If I could have any wish I would choose to be a time-traveler. Some say time travel will be possible one day, and some say it is the stuff of fairy tales. So, I guess until Elon Musk invents that mythical machine, books will have to do.
Books give us the next best thing. They can help us understand how people lived and thought and talked long ago, especially when the books were written by people who consciously sought to catalog such things in the time they lived. Frederick Law Olmsted left us such a book about his travels through Texas in the 1850s. It’s called “A Journey Through Texas: Or a Saddle-Trip on the Southwestern Frontier.” With his brother, he traveled several thousand miles around Texas, on horseback, chronicling his experiences for The New York Times – today, we’d call him a blogger.

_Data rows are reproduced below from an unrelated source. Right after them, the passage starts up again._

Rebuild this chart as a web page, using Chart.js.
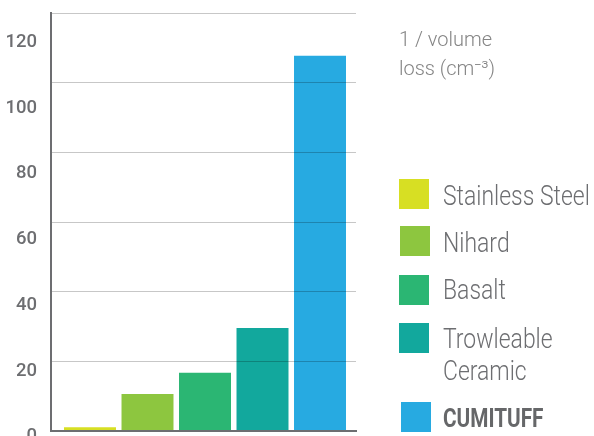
<!DOCTYPE html>
<html><head><meta charset="utf-8">
<script src="https://cdn.jsdelivr.net/npm/chart.js@4"></script>
<style>
html,body{margin:0;padding:0;background:#fff;}
#wrap{position:relative;width:594px;height:436px;overflow:hidden;}
#c{position:absolute;left:0;top:0;}
.t{position:absolute;white-space:nowrap;font-family:Roboto,'DejaVu Sans',sans-serif;transform-origin:0 0;}
.box{position:absolute;width:30px;height:30px;}
</style></head><body>
<div id="wrap"><canvas id="c" width="594" height="436"></canvas><div id="legend"></div></div>
<script>
// ---- data ----
const categories = ['Stainless Steel', 'Nihard', 'Basalt', 'Trowleable\nCeramic', 'CUMITUFF'];
const values = [1.1, 10.6, 16.7, 29.6, 107.7];
const colors = ['#d7df23', '#8dc63f', '#2bb673', '#12a89d', '#27aae1'];
const tickLabels = [0, 20, 40, 60, 80, 100, 120];
const axisTitle = ['1 / volume', 'loss (cm⁻³)'];

// ---- legend layout ----
const legendBoxTop = [179, 226, 275, 323, 402];
const legendBoxLeft = [399, 400, 399, 399, 401];
const legendBaseline = [205, 252, 299, 348, 428];

const legend = document.getElementById('legend');
function addText(html, left, top, css) {
  const d = document.createElement('div');
  d.className = 't';
  d.innerHTML = html;
  d.style.left = left + 'px';
  d.style.top = top + 'px';
  Object.assign(d.style, css);
  legend.appendChild(d);
}
addText(axisTitle.join('<br>'), 399, 46 - 21.3, {fontSize:'20px', lineHeight:'29px', fontWeight:'300', color:'#858585'});
categories.forEach((c, i) => {
  const b = document.createElement('div');
  b.className = 'box';
  b.style.left = legendBoxLeft[i] + 'px';
  b.style.top = legendBoxTop[i] + 'px';
  b.style.background = colors[i];
  legend.appendChild(b);
  const last = i === categories.length - 1;
  if (last) {
    addText(c, 443, legendBaseline[i] - 24.55, {fontSize:'25px', lineHeight:'32px', fontWeight:'700', color:'#666769', transform:'scaleX(0.83)'});
  } else {
    addText(c.split('\n').join('<br>'), 443, legendBaseline[i] - 25.2, {fontSize:'27px', lineHeight:'32px', fontWeight:'300', color:'#6d6e71', transform:'scaleX(0.85)'});
  }
});

new Chart(document.getElementById('c'), {
  type: 'bar',
  data: {
    datasets: [{
      data: values.map((v, i) => ({x: i + 1, y: v})),
      backgroundColor: colors,
      borderWidth: 0,
      barPercentage: 0.904,
      categoryPercentage: 1
    }]
  },
  options: {
    responsive: false,
    animation: false,
    layout: {padding: {left: 0, top: 13, right: 238, bottom: 5}},
    plugins: {legend: {display: false}, tooltip: {enabled: false}},
    scales: {
      x: {
        type: 'linear', min: 0.3217, max: 5.626, offset: false,
        ticks: {display: false},
        grid: {display: false},
        border: {display: true, color: '#6d6e71', width: 2, z: 2},
        afterBuildTicks: s => { s.ticks = categories.map((_, i) => ({value: i + 1})); },
        afterFit: s => { s.height = 0; }
      },
      y: {
        type: 'linear', position: 'left', weight: 0, min: 0, max: 120,
        ticks: {display: false, stepSize: 20},
        grid: {color: 'rgba(0,0,0,0.22)', lineWidth: 1, z: 1, drawTicks: false},
        border: {display: true, color: '#6d6e71', width: 2, z: 2},
        afterFit: s => { s.width = 0; }
      },
      y2: {
        type: 'linear', axis: 'y', position: 'left', weight: 1, min: 1.7, max: 128.95,
        grid: {display: false, drawTicks: false},
        border: {display: false},
        ticks: {padding: 14, color: '#6d6e71', font: {family: 'Roboto', size: 18.5, weight: '500'}},
        afterBuildTicks: s => { s.ticks = tickLabels.map(v => ({value: v})); },
        afterFit: s => { s.width = 51; s.paddingTop = 0; s.paddingBottom = 0; }
      }
    }
  }
});
</script>
</body></html>
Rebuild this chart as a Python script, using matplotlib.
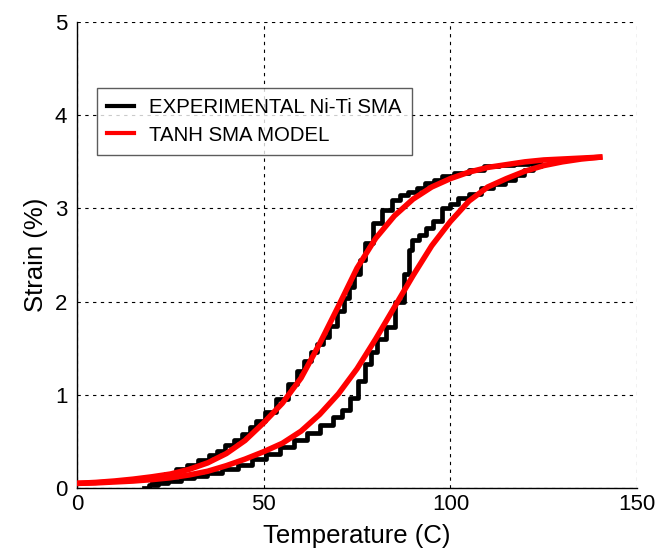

His book is a gem, an absolute treasure, a priceless time-sensitive ethnography. It is more than a snapshot; it is an intricate mural of Texas and Texans a decade after becoming a state, while the entire country headed toward civil war.
Before I share a few of his observations, let me tell you who he was. He was a farmer and eventually he became the most famous landscape architect in America. He designed Central Park in New York and Niagara Falls State Park, as well as the grounds of the U.S. Capitol and the White House. A contemporary said of Olmsted, “He paints with lakes and wooded slopes; with lawns and banks and forest-covered hills; with mountainsides and ocean views.” These achievements would come later but they give us an idea of his rare aesthetic sense and farmer practicality when he came to Texas.
He arrived in Nacogdoches in January of 1853 and then meandered on horseback all over Texas. He explored the Piney Woods, the Hill Country, the Coastal Plains, Southwest Texas and even rode a ways into Mexico.
Frederick Law Olmsted wrote often of the famous Texas northers because he was several times caught out in open country with sudden fierce winds and rapid drops in temperature. He wrote that a norther hit them on the prairie west of the Brazos. The wind kicked up mightily and the temperature dropped 12 degrees in 12 minutes, from 67 to 55. He wrote, “In five minutes, we had all got our overcoats on and were bending against [the wind] in our saddles.” By 6 p.m. that evening it was 40 degrees; the next morning it was 25. Olmsted said he couldn’t get his horse shoed that day because the blacksmith said he wouldn’t work as long as the “damned norther lasted.” The Bastrop paper wasn’t published that day either because, the editor explained, the “printing office was on the north side of the house.” Seems reasonable.
When he arrived in Austin, population 3,000, Olmsted stayed at what was supposed to be the best hotel, but found it dirty and the food inedible. He was also dismayed that there was not one bookstore in town. Nice to see that 170 years later those shortcomings have been impressively remedied.
He loved Neu-Branfels – loved with a capital L. The German communities and natural magnificence of the lands along the Guadalupe River were so impressive to him that he almost stayed in Texas. He was enchanted by the springtime wildflowers in the Hill Country and he fully embraced the German saying that “the sky is nearer in Texas.”
Riding out west to Eagle Pass, he killed an enormous six-foot rattlesnake. A man came by and told him he had just killed an even bigger one up the road a ways. Olmsted worried in the daytime that his horse would get bit, and at night he worried that a rattler would snuggle up with him in his bedroll. On this part of his journey he saw his first horny toads and so loved the little creatures that he shipped some back home to New York where he kept them as exotic pets for a couple of years.
In San Antonio, it was the river he fell in love with. “We are so struck by its beauty,” he wrote. “It is of a rich blue and pure as crystal, flowing rapidly but noiselessly over pebbles and between reedy banks.” But it was still the Wild West. He wrote of the near weekly gunfights in the plaza. “As the actors are under … excitement, their aim is not apt to be of the most careful and sure; consequently, it is, not seldom, the passers-by who suffer.”
Though Olmsted didn’t arrive in the south as a staunch abolitionist, he saw the contrast between slave-based economies and those that relied on paid labor, and found the latter far more successful. He said that a monopoly on cotton and devotion to a one-crop economy left no room for the progress that only economic diversity could bring. He objected to slavery on moral grounds as well, but found that pro-slavery advocates responded best to arguments based on pragmatics rather than righteousness.
Take a horseback ride through Texas with Olmsted. It’s the best option in time-traveling now available.